The shortages led to overnight queues at gas stations in Kathmandu and prompted the state-run oil company to ask foreign firms to airlift supplies into the country as it struggles to recover from devastating earthquakes.
India has had a monopoly on Nepal's fuel supplies for decades but tensions over the blockade have prompted Kathmandu to turn to New Delhi's rival China. "China has agreed to send us 1,000 metric tonnes, or 1.3 million litres of petrol, as a grant," said Sushil Bhattarai, acting deputy managing director at the state-run Nepal Oil Corporation (NOC).
The fuel will be transported via a land crossing which was repaired and reopened this month after suffering damage in the earthquake that hit Nepal in April.
It is unclear whether China has donated fuel to Nepal in the past, but officials say the two countries have never commercially traded oil or gas.

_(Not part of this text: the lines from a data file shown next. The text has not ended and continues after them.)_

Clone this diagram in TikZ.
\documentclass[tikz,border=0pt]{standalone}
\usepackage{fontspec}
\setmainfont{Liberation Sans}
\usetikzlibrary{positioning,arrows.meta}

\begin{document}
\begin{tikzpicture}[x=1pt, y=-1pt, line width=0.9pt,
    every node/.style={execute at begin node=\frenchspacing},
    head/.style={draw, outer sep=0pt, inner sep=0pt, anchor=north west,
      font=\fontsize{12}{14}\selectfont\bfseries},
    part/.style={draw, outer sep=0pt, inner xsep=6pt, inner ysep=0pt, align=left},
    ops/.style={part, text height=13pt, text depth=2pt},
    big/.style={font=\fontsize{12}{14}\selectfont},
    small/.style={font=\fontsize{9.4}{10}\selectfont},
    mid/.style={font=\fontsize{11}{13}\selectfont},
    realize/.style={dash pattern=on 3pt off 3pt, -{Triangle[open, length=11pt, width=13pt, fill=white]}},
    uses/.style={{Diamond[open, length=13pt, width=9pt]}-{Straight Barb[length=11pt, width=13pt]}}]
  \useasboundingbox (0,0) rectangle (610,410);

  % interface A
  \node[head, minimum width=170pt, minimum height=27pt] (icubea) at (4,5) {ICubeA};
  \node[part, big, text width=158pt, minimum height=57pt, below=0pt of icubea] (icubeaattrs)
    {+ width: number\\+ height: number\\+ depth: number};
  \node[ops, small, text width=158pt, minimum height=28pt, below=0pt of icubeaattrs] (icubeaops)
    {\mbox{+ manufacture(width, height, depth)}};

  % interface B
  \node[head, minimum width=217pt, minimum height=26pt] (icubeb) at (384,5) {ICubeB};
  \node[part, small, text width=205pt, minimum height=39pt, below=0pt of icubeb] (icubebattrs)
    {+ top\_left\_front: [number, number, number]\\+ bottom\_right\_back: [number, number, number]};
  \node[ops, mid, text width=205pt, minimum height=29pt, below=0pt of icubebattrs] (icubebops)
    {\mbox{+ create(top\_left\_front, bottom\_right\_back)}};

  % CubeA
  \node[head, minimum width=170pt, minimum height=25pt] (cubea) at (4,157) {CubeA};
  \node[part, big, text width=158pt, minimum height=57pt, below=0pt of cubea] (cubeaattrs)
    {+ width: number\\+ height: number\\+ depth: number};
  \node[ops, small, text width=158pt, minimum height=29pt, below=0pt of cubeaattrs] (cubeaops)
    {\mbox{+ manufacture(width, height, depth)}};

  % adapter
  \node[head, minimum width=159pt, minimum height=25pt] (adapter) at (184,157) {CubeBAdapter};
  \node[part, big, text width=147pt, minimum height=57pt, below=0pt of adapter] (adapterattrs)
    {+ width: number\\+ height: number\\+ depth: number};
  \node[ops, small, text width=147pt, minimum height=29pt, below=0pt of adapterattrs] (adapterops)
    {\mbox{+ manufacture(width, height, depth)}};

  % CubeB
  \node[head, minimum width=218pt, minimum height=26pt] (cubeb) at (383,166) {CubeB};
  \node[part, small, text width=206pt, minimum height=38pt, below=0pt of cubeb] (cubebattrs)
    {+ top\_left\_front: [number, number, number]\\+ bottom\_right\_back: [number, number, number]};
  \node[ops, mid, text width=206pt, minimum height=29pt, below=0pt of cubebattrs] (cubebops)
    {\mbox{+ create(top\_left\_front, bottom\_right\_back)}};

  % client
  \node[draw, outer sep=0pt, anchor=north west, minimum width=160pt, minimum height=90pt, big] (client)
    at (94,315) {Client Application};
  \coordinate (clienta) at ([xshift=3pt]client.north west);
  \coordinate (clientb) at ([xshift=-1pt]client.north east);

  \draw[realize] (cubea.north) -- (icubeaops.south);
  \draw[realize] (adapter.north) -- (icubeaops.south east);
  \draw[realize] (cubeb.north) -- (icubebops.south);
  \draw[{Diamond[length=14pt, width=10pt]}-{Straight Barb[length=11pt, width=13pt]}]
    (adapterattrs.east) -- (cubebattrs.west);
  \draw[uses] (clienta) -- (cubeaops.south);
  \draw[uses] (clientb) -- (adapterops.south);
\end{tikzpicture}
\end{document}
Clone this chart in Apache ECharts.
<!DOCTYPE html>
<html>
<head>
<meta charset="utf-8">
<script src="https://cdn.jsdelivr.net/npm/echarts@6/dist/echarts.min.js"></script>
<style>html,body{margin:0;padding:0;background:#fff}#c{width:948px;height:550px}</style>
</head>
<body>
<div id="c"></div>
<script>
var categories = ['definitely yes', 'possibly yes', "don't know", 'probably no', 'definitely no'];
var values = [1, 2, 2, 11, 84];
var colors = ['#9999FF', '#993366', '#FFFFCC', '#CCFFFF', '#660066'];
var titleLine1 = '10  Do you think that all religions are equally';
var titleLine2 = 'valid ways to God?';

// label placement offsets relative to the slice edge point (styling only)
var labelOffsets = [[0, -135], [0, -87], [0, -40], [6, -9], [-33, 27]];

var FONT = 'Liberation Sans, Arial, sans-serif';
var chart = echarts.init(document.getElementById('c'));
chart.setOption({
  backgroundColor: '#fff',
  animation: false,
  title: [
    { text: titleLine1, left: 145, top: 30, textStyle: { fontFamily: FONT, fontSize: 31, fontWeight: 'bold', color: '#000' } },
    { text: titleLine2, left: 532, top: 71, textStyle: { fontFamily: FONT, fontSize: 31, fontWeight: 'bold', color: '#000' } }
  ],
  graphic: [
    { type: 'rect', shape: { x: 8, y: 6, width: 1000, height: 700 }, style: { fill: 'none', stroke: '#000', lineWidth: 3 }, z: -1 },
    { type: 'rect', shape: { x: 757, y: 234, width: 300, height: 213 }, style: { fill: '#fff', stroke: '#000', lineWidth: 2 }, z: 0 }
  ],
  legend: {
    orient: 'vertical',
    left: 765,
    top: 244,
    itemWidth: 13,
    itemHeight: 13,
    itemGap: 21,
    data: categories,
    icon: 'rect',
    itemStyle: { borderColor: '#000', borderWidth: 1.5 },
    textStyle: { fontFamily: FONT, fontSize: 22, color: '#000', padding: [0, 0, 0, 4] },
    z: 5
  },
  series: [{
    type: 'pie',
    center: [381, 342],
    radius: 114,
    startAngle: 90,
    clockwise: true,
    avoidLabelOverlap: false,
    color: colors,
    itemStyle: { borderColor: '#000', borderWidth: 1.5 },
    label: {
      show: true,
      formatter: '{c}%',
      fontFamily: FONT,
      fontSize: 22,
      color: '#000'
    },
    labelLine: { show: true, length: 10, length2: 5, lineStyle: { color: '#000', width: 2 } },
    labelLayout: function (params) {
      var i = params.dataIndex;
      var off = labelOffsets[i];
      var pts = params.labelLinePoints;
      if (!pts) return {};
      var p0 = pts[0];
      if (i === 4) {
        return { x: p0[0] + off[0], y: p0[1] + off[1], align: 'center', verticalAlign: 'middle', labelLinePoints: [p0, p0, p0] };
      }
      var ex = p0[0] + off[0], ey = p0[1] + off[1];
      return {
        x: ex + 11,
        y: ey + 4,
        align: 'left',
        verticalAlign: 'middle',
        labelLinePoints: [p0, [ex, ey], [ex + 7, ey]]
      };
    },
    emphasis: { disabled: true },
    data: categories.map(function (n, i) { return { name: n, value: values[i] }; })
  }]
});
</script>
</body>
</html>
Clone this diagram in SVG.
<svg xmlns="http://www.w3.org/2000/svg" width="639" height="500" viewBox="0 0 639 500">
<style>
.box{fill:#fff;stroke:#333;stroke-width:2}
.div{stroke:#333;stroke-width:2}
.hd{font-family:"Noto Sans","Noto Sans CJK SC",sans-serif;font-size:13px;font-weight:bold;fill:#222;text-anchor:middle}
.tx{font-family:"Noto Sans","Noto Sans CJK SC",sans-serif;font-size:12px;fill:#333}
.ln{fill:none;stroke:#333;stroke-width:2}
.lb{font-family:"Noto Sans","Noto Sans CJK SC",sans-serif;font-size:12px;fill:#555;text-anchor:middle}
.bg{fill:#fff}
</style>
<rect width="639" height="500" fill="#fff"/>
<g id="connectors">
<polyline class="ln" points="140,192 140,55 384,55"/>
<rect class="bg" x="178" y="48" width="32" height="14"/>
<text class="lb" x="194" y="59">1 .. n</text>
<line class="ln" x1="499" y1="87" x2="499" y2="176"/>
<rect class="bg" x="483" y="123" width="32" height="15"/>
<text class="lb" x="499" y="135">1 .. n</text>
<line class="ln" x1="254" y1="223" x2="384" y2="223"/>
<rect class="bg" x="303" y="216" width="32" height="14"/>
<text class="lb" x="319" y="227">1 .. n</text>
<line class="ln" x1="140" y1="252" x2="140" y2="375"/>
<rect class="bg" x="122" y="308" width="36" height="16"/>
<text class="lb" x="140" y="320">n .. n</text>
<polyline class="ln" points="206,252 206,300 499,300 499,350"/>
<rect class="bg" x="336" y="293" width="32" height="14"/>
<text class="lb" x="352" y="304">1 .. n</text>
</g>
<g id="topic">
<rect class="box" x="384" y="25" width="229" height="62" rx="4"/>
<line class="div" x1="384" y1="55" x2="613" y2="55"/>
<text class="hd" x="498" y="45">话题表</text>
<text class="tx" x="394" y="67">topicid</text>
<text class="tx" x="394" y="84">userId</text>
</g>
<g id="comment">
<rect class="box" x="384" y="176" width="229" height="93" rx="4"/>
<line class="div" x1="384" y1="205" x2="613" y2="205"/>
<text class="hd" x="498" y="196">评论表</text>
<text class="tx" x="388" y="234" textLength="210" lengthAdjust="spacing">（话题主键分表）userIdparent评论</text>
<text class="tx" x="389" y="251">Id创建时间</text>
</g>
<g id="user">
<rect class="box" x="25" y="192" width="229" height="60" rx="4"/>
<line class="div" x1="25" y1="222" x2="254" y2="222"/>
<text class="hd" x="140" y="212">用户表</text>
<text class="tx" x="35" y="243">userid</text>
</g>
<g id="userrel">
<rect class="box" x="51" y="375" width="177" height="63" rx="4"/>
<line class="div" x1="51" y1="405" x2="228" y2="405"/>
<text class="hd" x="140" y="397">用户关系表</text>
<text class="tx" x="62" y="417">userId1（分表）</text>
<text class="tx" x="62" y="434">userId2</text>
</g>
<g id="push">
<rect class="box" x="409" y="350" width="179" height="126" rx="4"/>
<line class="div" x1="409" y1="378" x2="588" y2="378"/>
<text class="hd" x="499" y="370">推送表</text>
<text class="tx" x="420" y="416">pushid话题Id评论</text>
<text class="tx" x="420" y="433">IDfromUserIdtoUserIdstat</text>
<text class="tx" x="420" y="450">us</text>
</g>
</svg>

Nepal has accused India of being behind the ongoing blockade at the bridge checkpoint in Birgunj, 90 kilometres (55 miles) south of the capital, in protest at Kathmandu's handling of a new charter.
The trade hub has been blocked for weeks by protesters from the Madhesi ethnic minority based in Nepal's southern plains, who have close cultural, linguistic and family ties to Indians living across the border.
New Delhi has denied Kathmandu's claims and has urged dialogue with protesters to end the stand-off which started on September 24.
Nepal's Madhesis have long complained of discrimination and say a new federal structure laid out in the country's new constitution adopted last month will leave them under-represented in parliament. The constitution, the first drawn up by elected representatives, was meant to cement peace and bolster Nepal's transformation to a democratic republic after decades of political instability and a 10-year Maoist insurgency.
But it has instead sparked deadly violence, with more than 40 people killed in clashes between police and ethnic minority protesters.
Work on the new constitution began in 2008 after Maoist rebels laid down arms and entered politics, winning parliamentary elections and abolishing a 240-year-old monarchy. But power-sharing squabbles between parties stymied progress. Lawmakers finally reached agreement in June, spurred by the massive earthquake two months earlier that killed nearly 8,900 people and left more than half a million people homeless.